Ville de Pohénégamook
Sise à la frontière du Québec, du Maine et à proximité du Nouveau-Brunswick, cette situation géographique a façonné une partie de l’histoire de la région par les événements qui ont entouré le tracé de la frontière Canada-USA tels que le phénomène de la contrebande (bootlegging) et la construction du chemin de fer du Transcontinental.
Pohénégamook fut occupée à l’origine par les amérindiens (les malécites), pour qui l’appellation désignait : « endroit du campement, lieu de repos » parce qu’ils étaient à l’abri des intempéries des plaines du Saint-Laurent.

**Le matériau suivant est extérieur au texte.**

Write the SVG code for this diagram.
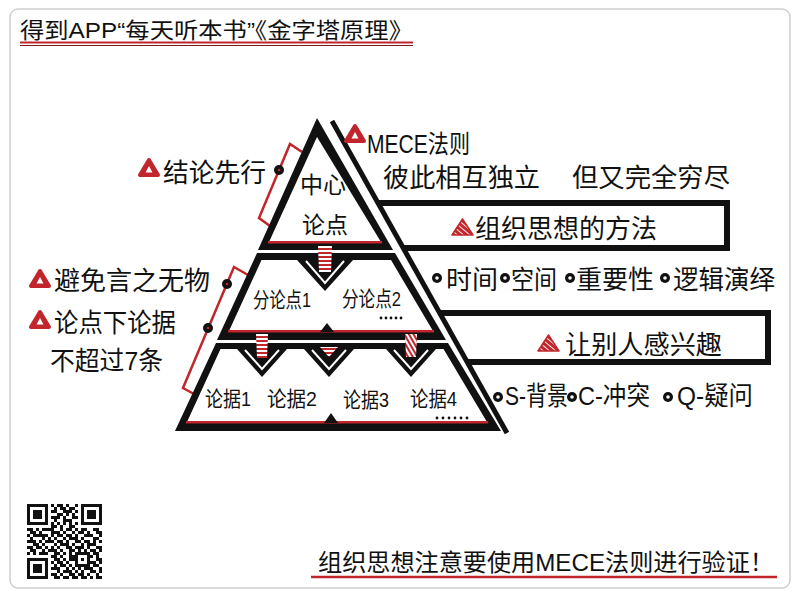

C’est en 1973 que cette population dynamique et généreuse de cœur a su relever le défi de l’unité et mettre en commun leurs efforts pour former une ville de grande vitalité. Une ville où il fait bon profiter du calme et de la quiétude tout en profitant d’une effervescence économique.
Depuis 1973, la Ville progresse au rythme des tendances économiques et touristiques. Des investisseurs visionnaires se sont pointés et ont mis à profit la beauté du lac et des montagnes pour convaincre les futurs citoyens à venir s’installer. Une nature qui nous a offert en héritage le gentil monstre du lac.